***** Records *****

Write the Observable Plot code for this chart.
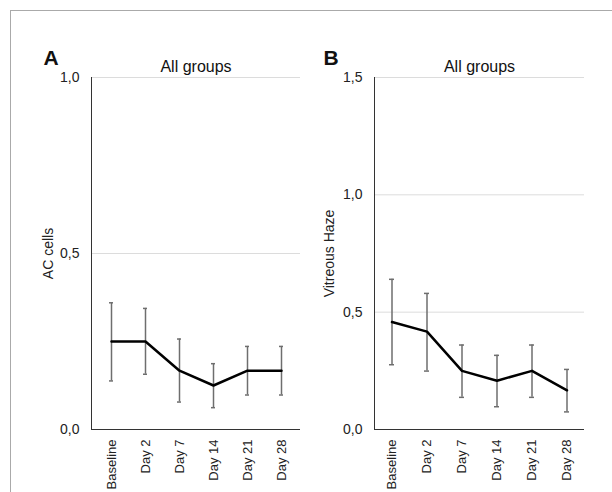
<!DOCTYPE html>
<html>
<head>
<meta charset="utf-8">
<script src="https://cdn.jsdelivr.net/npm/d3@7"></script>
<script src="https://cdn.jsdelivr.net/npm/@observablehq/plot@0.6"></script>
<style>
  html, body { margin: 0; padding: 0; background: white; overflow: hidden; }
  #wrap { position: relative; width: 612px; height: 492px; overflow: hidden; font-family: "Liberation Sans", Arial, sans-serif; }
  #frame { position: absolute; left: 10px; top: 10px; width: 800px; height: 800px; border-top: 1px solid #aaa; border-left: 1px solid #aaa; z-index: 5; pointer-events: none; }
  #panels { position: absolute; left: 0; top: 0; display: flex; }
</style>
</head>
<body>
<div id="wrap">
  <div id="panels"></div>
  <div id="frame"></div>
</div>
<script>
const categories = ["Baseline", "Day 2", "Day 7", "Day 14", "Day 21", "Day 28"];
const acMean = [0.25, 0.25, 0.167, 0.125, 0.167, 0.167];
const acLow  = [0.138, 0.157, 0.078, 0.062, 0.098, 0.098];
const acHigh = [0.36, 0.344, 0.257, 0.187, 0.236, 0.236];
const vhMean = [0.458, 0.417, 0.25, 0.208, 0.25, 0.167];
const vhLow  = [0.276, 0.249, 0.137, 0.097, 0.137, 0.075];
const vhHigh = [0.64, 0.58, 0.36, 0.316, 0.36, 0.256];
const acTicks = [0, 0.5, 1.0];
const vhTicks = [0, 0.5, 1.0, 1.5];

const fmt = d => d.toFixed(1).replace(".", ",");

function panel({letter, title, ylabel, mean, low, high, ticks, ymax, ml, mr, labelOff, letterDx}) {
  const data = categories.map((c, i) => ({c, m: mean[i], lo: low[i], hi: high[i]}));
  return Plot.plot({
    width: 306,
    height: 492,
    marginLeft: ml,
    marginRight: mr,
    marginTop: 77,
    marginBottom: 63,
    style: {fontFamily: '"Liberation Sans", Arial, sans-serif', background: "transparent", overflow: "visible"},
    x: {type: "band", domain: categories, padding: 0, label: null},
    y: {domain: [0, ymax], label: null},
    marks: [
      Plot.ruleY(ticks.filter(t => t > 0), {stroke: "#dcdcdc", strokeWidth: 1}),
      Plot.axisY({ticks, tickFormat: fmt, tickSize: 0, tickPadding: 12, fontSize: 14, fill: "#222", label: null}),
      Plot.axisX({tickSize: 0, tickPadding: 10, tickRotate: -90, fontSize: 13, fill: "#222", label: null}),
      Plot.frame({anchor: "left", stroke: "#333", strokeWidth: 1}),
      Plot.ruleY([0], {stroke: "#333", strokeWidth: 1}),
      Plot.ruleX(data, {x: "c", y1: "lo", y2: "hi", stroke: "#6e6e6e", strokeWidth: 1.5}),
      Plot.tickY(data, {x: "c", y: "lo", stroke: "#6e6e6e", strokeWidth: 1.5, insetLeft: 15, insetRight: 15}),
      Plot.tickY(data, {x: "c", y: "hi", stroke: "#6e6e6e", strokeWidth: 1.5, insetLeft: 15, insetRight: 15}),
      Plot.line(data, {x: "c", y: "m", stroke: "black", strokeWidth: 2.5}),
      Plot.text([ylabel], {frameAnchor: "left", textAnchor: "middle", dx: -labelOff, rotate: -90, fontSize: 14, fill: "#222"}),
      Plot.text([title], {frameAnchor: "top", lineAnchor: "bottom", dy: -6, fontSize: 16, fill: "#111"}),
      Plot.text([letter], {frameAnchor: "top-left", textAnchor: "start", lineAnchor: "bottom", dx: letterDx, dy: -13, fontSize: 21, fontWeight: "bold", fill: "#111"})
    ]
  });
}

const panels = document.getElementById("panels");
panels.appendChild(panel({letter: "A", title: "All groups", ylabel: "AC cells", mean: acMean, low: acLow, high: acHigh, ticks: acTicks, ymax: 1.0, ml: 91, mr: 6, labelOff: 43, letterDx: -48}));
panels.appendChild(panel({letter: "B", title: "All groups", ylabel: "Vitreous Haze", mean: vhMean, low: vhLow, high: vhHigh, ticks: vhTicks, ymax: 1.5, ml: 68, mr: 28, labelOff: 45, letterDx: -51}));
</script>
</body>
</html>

*****
***** Records *****

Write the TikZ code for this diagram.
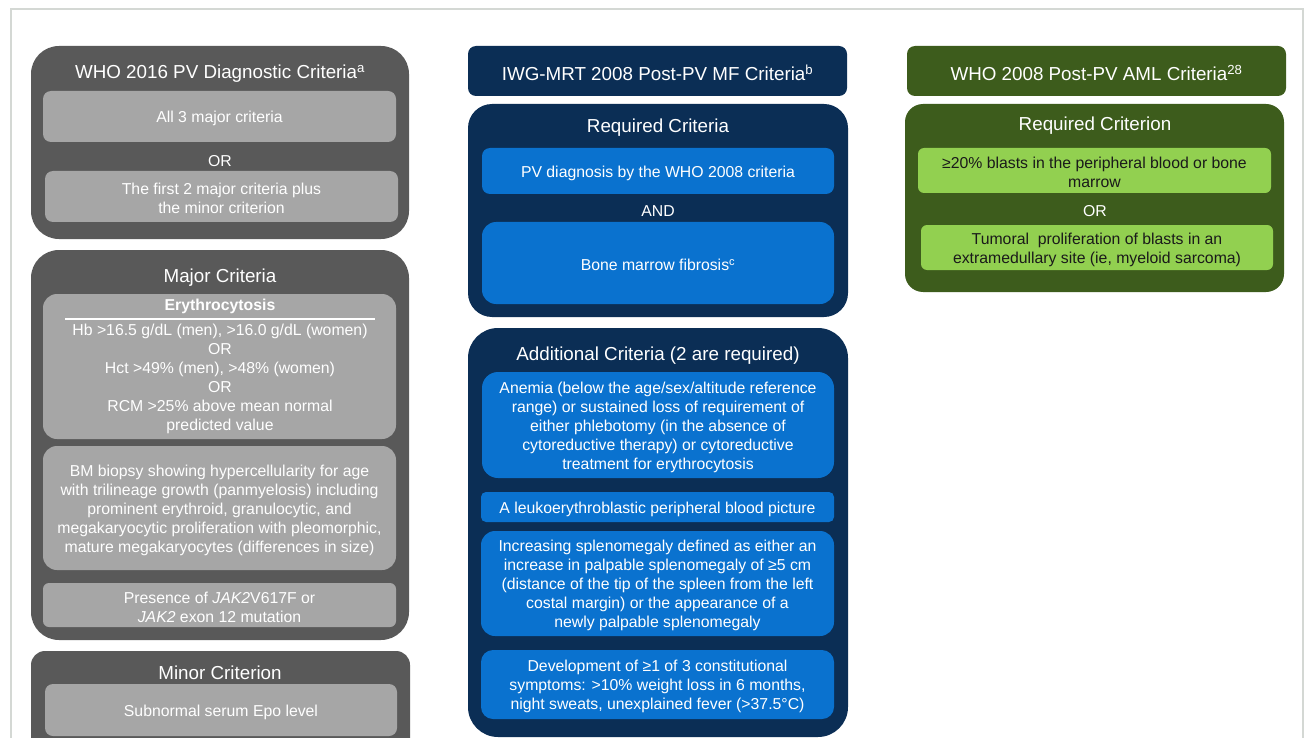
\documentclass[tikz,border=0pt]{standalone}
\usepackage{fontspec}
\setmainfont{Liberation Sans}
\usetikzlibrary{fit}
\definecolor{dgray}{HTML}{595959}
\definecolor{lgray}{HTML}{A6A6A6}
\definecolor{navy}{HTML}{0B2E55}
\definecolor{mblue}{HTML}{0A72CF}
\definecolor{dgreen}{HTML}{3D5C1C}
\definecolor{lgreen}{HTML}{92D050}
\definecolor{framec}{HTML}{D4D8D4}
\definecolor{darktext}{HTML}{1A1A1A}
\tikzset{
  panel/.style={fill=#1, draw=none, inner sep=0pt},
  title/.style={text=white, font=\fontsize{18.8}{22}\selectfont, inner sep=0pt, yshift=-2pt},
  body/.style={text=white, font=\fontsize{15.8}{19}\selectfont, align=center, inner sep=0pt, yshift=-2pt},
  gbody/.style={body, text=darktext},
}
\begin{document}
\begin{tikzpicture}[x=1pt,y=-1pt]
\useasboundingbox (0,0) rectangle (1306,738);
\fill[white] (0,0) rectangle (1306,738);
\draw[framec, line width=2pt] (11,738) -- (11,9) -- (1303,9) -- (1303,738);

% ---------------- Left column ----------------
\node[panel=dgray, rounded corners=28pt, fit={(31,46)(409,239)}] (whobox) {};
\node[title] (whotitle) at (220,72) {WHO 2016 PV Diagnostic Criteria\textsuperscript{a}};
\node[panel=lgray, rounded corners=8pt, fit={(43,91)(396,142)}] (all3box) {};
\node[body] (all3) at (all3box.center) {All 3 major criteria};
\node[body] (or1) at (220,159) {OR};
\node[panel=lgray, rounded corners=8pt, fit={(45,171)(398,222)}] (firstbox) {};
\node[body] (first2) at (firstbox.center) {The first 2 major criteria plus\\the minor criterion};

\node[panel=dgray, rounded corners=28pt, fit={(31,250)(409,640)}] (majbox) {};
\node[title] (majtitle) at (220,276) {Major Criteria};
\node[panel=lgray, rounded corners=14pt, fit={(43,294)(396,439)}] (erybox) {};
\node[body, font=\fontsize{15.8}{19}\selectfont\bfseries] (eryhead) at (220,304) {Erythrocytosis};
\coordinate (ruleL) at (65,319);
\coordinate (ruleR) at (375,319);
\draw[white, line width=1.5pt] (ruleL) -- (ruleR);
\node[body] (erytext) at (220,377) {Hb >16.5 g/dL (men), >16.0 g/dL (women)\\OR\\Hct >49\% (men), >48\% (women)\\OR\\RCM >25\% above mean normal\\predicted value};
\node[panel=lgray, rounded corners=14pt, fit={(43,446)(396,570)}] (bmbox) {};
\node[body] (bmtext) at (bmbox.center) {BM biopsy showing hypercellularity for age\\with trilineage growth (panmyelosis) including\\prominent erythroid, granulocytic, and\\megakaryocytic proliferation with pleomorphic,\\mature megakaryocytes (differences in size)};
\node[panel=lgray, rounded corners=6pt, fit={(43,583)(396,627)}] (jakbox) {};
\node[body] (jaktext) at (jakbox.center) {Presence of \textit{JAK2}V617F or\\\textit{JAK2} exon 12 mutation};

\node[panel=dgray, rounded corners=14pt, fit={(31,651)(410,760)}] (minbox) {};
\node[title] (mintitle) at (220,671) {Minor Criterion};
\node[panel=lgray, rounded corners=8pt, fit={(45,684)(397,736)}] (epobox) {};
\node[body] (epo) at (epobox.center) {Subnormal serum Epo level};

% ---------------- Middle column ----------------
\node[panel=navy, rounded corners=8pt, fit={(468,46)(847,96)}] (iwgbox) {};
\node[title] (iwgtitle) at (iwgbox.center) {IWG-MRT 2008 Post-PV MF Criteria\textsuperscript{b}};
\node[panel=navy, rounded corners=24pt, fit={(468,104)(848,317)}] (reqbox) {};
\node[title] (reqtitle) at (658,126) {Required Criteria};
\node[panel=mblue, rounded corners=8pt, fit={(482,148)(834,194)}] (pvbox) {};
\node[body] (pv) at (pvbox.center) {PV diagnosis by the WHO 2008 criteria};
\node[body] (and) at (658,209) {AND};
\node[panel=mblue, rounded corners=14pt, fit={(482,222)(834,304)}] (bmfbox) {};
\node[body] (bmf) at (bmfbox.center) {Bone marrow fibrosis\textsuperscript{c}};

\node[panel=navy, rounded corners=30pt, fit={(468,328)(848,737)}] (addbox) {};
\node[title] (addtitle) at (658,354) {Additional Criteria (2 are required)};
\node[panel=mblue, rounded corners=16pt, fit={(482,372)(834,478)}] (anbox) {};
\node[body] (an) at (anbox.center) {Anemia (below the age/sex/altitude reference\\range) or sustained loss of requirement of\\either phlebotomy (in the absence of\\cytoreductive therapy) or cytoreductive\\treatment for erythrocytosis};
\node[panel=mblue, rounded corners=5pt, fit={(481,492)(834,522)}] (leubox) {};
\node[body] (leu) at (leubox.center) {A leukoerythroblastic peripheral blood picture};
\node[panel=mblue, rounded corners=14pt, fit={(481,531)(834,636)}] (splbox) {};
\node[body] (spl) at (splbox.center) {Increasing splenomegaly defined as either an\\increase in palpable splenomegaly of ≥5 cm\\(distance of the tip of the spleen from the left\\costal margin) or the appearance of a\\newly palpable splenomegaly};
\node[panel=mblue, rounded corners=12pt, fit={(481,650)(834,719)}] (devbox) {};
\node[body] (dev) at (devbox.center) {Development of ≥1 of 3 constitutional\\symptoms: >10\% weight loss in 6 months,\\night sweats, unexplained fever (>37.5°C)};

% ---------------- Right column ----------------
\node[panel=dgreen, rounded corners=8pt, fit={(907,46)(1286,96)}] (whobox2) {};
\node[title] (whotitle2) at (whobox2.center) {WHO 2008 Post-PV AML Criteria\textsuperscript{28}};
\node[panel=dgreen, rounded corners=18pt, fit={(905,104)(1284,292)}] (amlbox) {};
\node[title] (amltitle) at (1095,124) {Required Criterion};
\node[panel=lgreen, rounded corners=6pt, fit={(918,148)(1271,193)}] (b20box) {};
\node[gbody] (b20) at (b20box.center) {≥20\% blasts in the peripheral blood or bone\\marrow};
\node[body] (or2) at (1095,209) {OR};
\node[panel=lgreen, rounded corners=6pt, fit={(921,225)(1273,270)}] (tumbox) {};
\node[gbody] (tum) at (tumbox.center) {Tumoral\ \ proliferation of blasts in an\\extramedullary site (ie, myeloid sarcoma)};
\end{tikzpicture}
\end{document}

*****
***** Records *****

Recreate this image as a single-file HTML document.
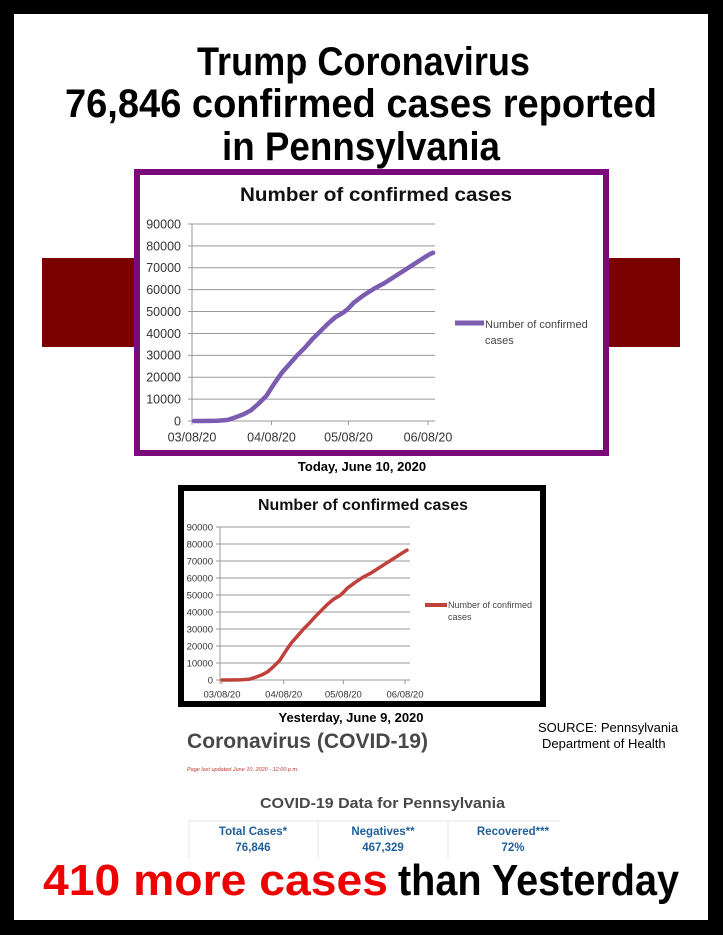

*****

### Exercise prompt
Identify every line above that includes the word "code", and show those lines.

### Complete answer
Write the Observable Plot code for this chart.
Write the TikZ code for this diagram.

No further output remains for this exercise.